TASK REQUIREMENTS
Spot each line that carries the word "picture"; copy those lines.

MATERIAL
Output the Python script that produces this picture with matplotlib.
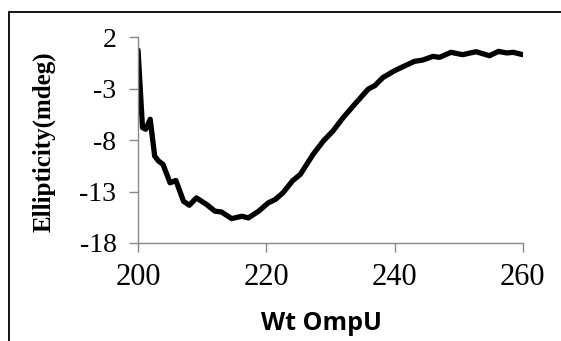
import matplotlib
matplotlib.use("Agg")
import matplotlib.pyplot as plt
from matplotlib.patches import Rectangle

plt.rcParams["axes.unicode_minus"] = False

# CD spectrum
wavelength = [200.0, 200.7, 201.2, 201.9, 202.6, 203.2, 203.9, 205.0, 205.9, 207.1,
              208.0, 209.1, 210.7, 212.0, 213.0, 214.6, 216.2, 217.2, 218.8, 220.3,
              221.4, 222.6, 224.1, 225.3, 227.3, 228.9, 230.4, 232.0, 233.8, 235.9,
              236.9, 238.2, 240.0, 241.3, 243.1, 244.4, 246.0, 247.0, 248.8, 250.6,
              252.7, 254.8, 256.2, 257.5, 258.5, 260.0]
ellipticity = [0.76, -6.78, -6.94, -5.97, -9.55, -10.03, -10.36, -12.15, -11.92, -13.94,
               -14.33, -13.61, -14.26, -14.91, -14.98, -15.63, -15.40, -15.56, -14.91, -14.10,
               -13.77, -13.12, -11.95, -11.33, -9.38, -8.08, -7.10, -5.80, -4.50, -3.03,
               -2.71, -1.90, -1.25, -0.86, -0.34, -0.21, 0.15, 0.05, 0.54, 0.31,
               0.60, 0.21, 0.63, 0.48, 0.54, 0.31]
xticks = [200, 220, 240, 260]
yticks = [2, -3, -8, -13, -18]

fig = plt.figure(figsize=(5.61, 3.41), dpi=100)
ax = fig.add_axes([0.246, 0.2874, 0.686, 0.6032])

ax.plot(wavelength, ellipticity, color="black", linewidth=3.8,
        solid_joinstyle="round", solid_capstyle="round")
ax.set_xlim(200, 260)
ax.set_ylim(-18, 2)
ax.set_xticks(xticks)
ax.set_yticks(yticks)

grey = "#898989"
for s in ["top", "right"]:
    ax.spines[s].set_visible(False)
for s in ["left", "bottom"]:
    ax.spines[s].set_color(grey)
    ax.spines[s].set_linewidth(1.0)
ax.tick_params(axis="both", direction="out", color=grey, length=6.5, width=1.0)
ax.tick_params(axis="x", pad=8)
ax.tick_params(axis="y", pad=9)
for lab in ax.get_xticklabels():
    lab.set_fontfamily("Liberation Serif")
    lab.set_fontsize(22)
for lab in ax.get_yticklabels():
    lab.set_fontfamily("Liberation Serif")
    lab.set_fontsize(20)

fig.text(44 / 561, 1 - 142 / 341, "Ellipticity(mdeg)", rotation=90, ha="center", va="center",
         fontfamily="Liberation Serif", fontweight="bold", fontsize=18)
fig.text(321 / 561, 1 - 324 / 341, "Wt OmpU", ha="center", va="center",
         fontfamily="Open Sans", fontweight="bold", fontsize=18)

# chart border (only left and top edges fall inside the picture)
fig.patches.append(Rectangle((9.3 / 561, -0.2), 1.5, 1.2 - 11.7 / 341,
                             transform=fig.transFigure, fill=False,
                             edgecolor="black", linewidth=1.3))

fig.savefig("out.png", dpi=100)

WORKED SOLUTION
Output the Python script that produces this picture with matplotlib.
# chart border (only left and top edges fall inside the picture)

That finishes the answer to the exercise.